The court also rejected Coastal Utilities' argument that the subsidies are capital contributions because they serve a public purpose. The court reasoned: 

At the highest level of generality, all government spending should, theoretically, and at least indirectly, be for the purpose of benefiting the community.  To decide a case such as this based on the most generalized expressed purpose of Congress would make virtually all government subsidies contributions to capital, except where the government received specific goods and services in return for the payments.

Id. at 1245-1246.

ANALYSIS

In the case of state UST cleanup reimbursements, some taxpayers contend that UST payments are contributions to capital and assert the following arguments:
(1) the motive underlying state payments is to benefit the public good by performing environmental cleanup and thus promoting health and safety in the state; and (2) the state is not the recipient of environmental remediation services, and, therefore, section 118(a) capital contribution treatment is appropriate.

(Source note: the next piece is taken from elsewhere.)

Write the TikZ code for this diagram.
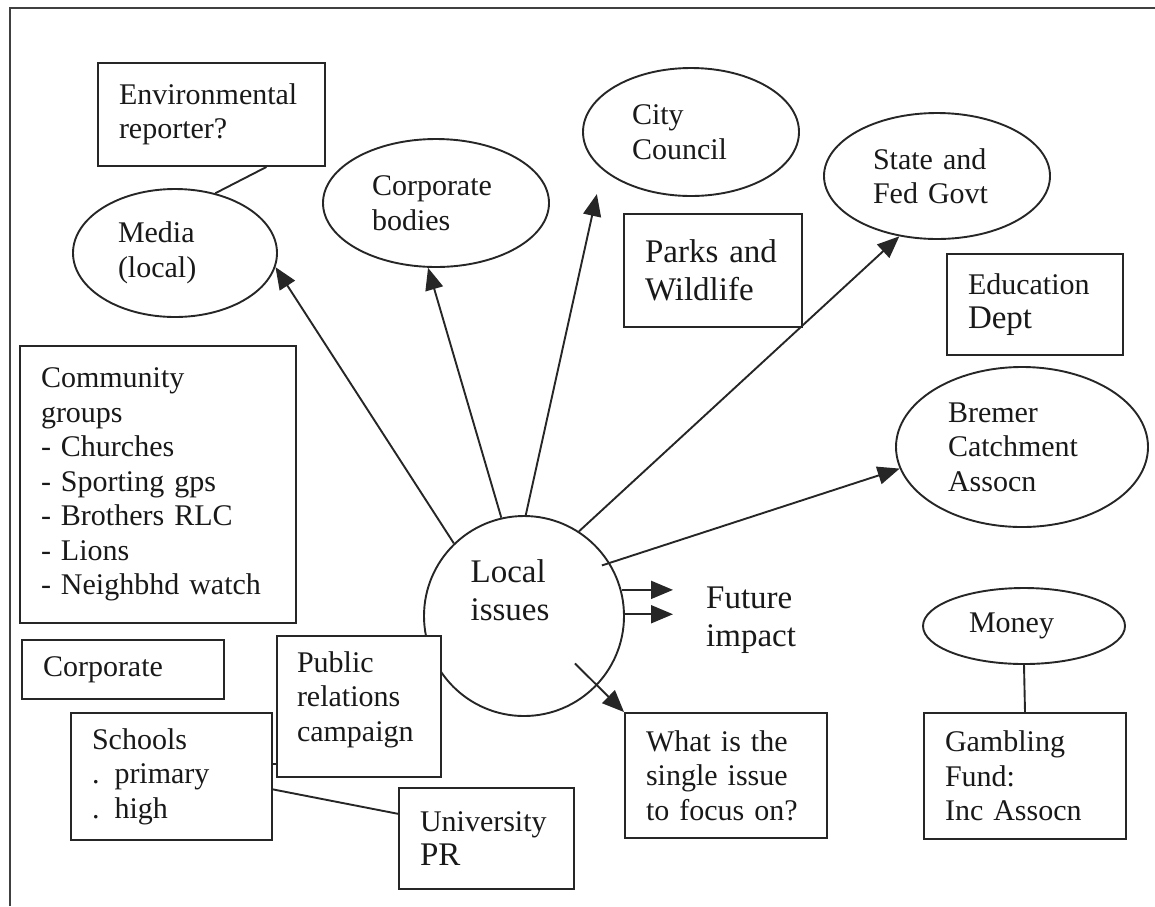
\documentclass[tikz,border=0pt]{standalone}
\usepackage{fontspec}
\setmainfont{Liberation Serif}
\usetikzlibrary{shapes.geometric,arrows.meta,calc}
\newcommand{\bigtxt}{\fontsize{33}{38}\selectfont}
\begin{document}
\begin{tikzpicture}[x=1pt,y=-1pt,
  every node/.style={font=\fontsize{30}{34.5}\selectfont, text=black!90},
  ln/.style={draw=black!85, line width=1.9pt},
  arr/.style={ln, -{Triangle[length=22pt,width=18pt]}},
  box/.style={draw=black!85, line width=1.9pt, fill=white, rectangle, inner xsep=21pt, inner ysep=0pt, align=left},
  ell/.style={draw=black!85, line width=1.9pt, fill=white, ellipse, inner sep=0pt, align=left}]
\useasboundingbox (0,0) rectangle (1155,906);
% frame
\draw[ln, draw=black!75] (10,906) -- (10,8) -- (1155,8);

% central circle
\node[draw=black!85, line width=1.9pt, circle, minimum size=200pt, inner sep=0pt,
  label={[align=left, font=\bigtxt, xshift=-14pt, yshift=26pt]center:Local\\issues}] (li) at (524,616) {};

% ellipses
\node[ell, minimum width=204pt, minimum height=128pt, text width=114pt] (media) at (175,253) {Media\\(local)};
\node[ell, minimum width=226pt, minimum height=128pt, text width=128pt] (corpb) at (436,203) {Corporate\\bodies};
\node[ell, minimum width=216pt, minimum height=128pt, text width=118pt] (city) at (691,132) {City\\Council};
\node[ell, minimum width=226pt, minimum height=126pt, text width=128pt] (state) at (937,176) {State and\\Fed Govt};
\node[ell, minimum width=252pt, minimum height=160pt, text width=148pt] (bremer) at (1022,447) {Bremer\\Catchment\\Assocn};
\node[ell, minimum width=202pt, minimum height=76pt, text width=110pt] (money) at (1024,626) {Money};

% boxes
\node[box, minimum width=227pt, minimum height=103pt, text width=185pt] (env) at (211.5,114.5) {Environmental\\reporter?};
\node[box, minimum width=178pt, minimum height=113pt, text width=136pt, font=\bigtxt] (parks) at (713,270.5) {Parks and\\Wildlife};
\node[box, minimum width=176pt, minimum height=101pt, text width=134pt] (edu) at (1035,304.5) {Education\\{\bigtxt Dept}};
\node[box, minimum width=276pt, minimum height=277pt, text width=234pt] (comm) at (158,484.5) {Community\\groups\\- Churches\\- Sporting gps\\- Brothers RLC\\- Lions\\- Neighbhd watch};
\node[box, minimum width=202pt, minimum height=59pt, text width=160pt] (corp) at (123,669.5) {Corporate};
\node[box, minimum width=164pt, minimum height=141pt, inner xsep=20pt, text width=124pt] (pr) at (359,706.5) {Public\\relations\\campaign\\[-14pt]\mbox{}};
\node[box, minimum width=201pt, minimum height=127pt, text width=159pt] (schools) at (171.5,776.5) {Schools\\. primary\\. high};
\node[box, minimum width=175pt, minimum height=101pt, text width=133pt] (univ) at (486.5,838.5) {University\\{\bigtxt PR}};
\node[box, minimum width=202pt, minimum height=125pt, text width=160pt] (what) at (726,775.5) {What is the\\single issue\\to focus on?};
\node[box, minimum width=202pt, minimum height=126pt, text width=160pt] (gamb) at (1025,776) {Gambling\\Fund:\\Inc Assocn};

% future impact text
\node[anchor=west, inner sep=0pt, align=left, font=\bigtxt] (fut) at (706,620) {Future\\impact};

% connectors
\draw[arr] (li.134) -- (media.-8);
\draw[arr] (li.103) -- (corpb.-97);
\draw[arr, shorten >=25pt] (li.89) -- (city.203);
\draw[arr] (li.57) -- (state.-122);
\draw[arr] ($(li.center)!0.92!(li.33)$) -- (bremer.190);
\draw[arr, shorten >=33pt] (li.15) -- (li.15 -| fut.west);
\draw[arr, shorten >=33pt] (li.1) -- (li.1 -| fut.west);
\draw[arr] ($(li.center)!0.69!(li.-43)$) -- (what.north west);
\draw[ln] ($(env.south west)!0.74!(env.south east)$) -- (media.56);
\draw[ln] (money.south) -- (gamb.north);
\draw[ln] ($(schools.north east)!0.6!(schools.south east)$) -- ($(univ.north west)!0.26!(univ.south west)$);
\coordinate (sp) at ($(schools.north east)!0.4!(schools.south east)$);
\draw[ln] (sp) -- (sp -| pr.west);
\end{tikzpicture}
\end{document}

The motivation of the states in making UST payments is to help owners and operators with the cost of environmental remediation.  The states do not intend to make capital contributions to UST owners and operators.  The state programs are designed to reduce the economic hardship of compliance by UST owners and operators with their financial responsibility requirements, namely, the ability to take corrective action and compensate injured parties.  The state programs are subsidies that enable owners and operators to pay for environmental remediation.

Despite the existence of a public benefit derived from such subsidy payments, a compelling public purpose does not negate the fundamental principle under sections 118(a) and 1.118-1 that governmental subsidy payments designed to subsidize business operations constitute income, not capital contributions.  As noted specifically in Coastal Utilities, government payments furnished as revenue supplements or subsidies to operating income constitute gross income, not capital contributions.   

Additionally, the cleanup reimbursement payments do not satisfy the characteristics of a nonshareholder contribution to capital as set forth in Chicago, Burlington & Quincy R.R., supra.  As discussed, (1) the reimbursement payments do not become a permanent part of the UST owner or operator’s working capital because the payments are not restricted to the acquisition of capital assets; UST cleanup reimbursements may be used to pay for any expense or distribution and act as operating subsidy payments.  (2) Reimbursements are made for specific, quantifiable costs incurred in the cleanup of petroleum contaminates caused by leaking USTs.  (3) Reimbursement payments are not bargained for; the payments are prescribed unilaterally by the state governments.  The owner or operator must perform its cleanup obligation and file its claims following all rules and procedures as mandated by each state UST cleanup fund program.  (4) The asset transferred in these situations, cash, is commensurate with its value, but this characteristic can never be controlling; a cash payment will always be commensurate with its value.  (5) Finally, UST payments do not generate additional income for the UST owner or operator because the UST payments are not restricted to the acquisition of capital assets that would generate such additional income; the reimbursements can be used to pay any expense or make any distribution.

CONCLUSION

Payments received by corporate owners or operators of underground storage tanks, in the form of payments from state financial assurance funds or other state underground storage tank cleanup reimbursement programs, are not nonshareholder contributions to capital under section 118(a) of the Internal Revenue Code. Therefore, amounts from state financial assurance funds or other reimbursement programs are included in gross income under Internal Revenue Code section 61(a).